Doyle and director Sarah Goodes deliver beguiling and witty theatre but such easy clichés of hideous church people ultimately rob the play of intellectual rigour – and Vere’s own complex thinking on faith. But watching it all unfold, and with such fine actors, brings tears and considerable joy.
Martin Portus
Robert Dunstan previously reviewed the Adelaide season of Vere.
State Theatre Company Of South Australia and Sydney Theatre Company have joined forces to mount the premiere of Vere (Faith), a play from the pen of broadcaster John Doyle (aka Rampagin’ Roy Slaven) who has enjoyed previous success in television, radio and, more recently, theatre.
It tells the tale of Vere, an academic who discovers he has early dementia but that it will escalate very quickly.
Despite the dark subject matter, however, Vere (Faith) is a really enjoyable, remarkably engaging work that begins with the 60-something Vere (wonderfully played by Paul Blackwell) addressing an auditorium (the theatre audience) at the end of the academic year about his past and future plans in the world of Physics.

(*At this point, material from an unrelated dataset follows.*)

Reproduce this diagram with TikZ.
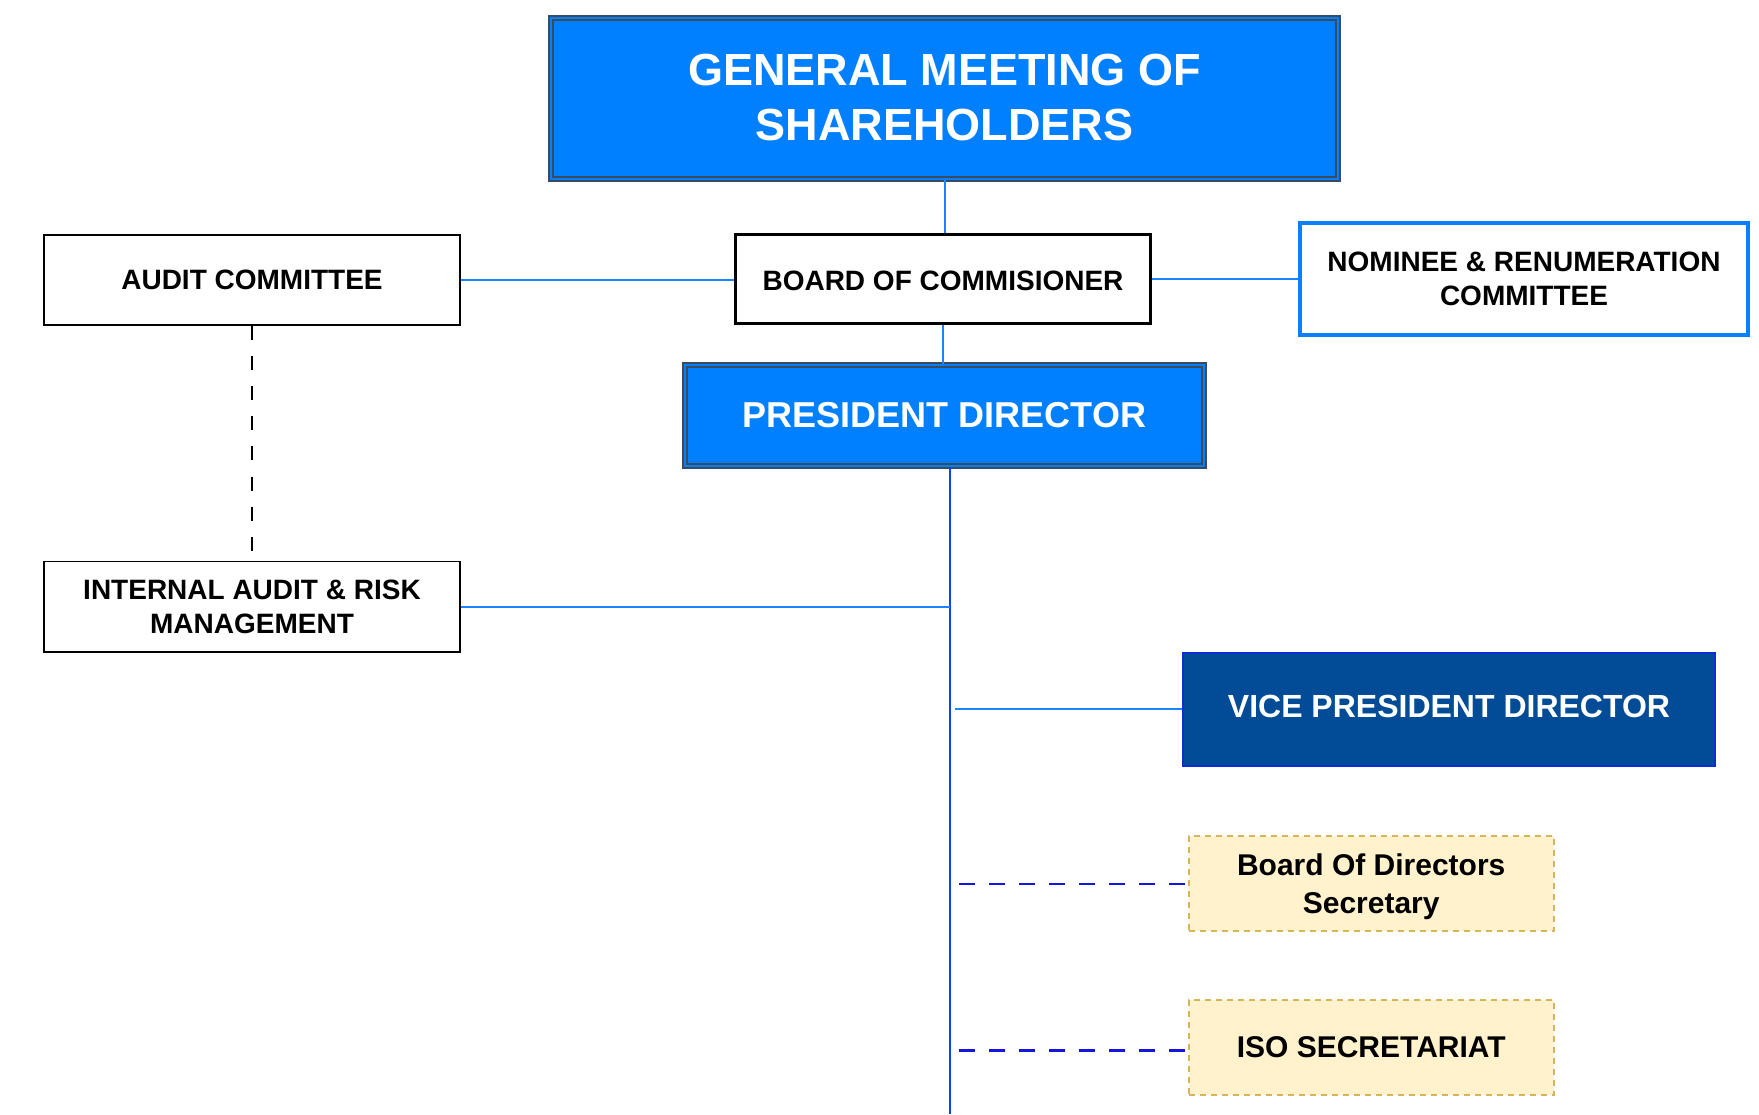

These plans – Vere wants to visit Switzerland and work with CERN on The Higgs Particle – are thrown into turmoil when he soon learns, via his doctor (Ksenja Logos) just minutes prior to the end of year staff knees-up, that it could only be a matter of weeks before he will be in need of full-time care.
The second half takes place at Vere’s son’s house during a dinner party with the whole ensemble from the first act taking on new roles as the physicist’s atheist family and his grandson’s girlfriend and parents who just happen to be fundamentalist Christians.
What ensues is a mix of comedy and pathos as Vere, now deep in the throes of dementia, mistakes family members for staff members – a cleverly-written effect from Doyle as they are being played by the same set of actors as in the first act and also have similar names – and arguments regarding science and religion come to the fore.
There is so much to commend this wonderful, contemporary play – Doyle’s writing is taut, clever and very convincing while also intelligently broaching a great number of issues using some dark humour, the acting is superb throughout, the lighting (by Nigel Levings) is suitably moody when required and Pip Runciman’s set design is splendid. Sarah Goodes’ direction is unnoticeable so she also gets an outstanding pass mark, while composer Steve Francis’ sound design is very, very subtle.
On the strength of this mid-week performance – illness had prevented me from attending the well-received opening night – Vere (Faith) is destined to become a well-deserved classic of Australian theatre.
Do not miss it if you get an opportunity to see it.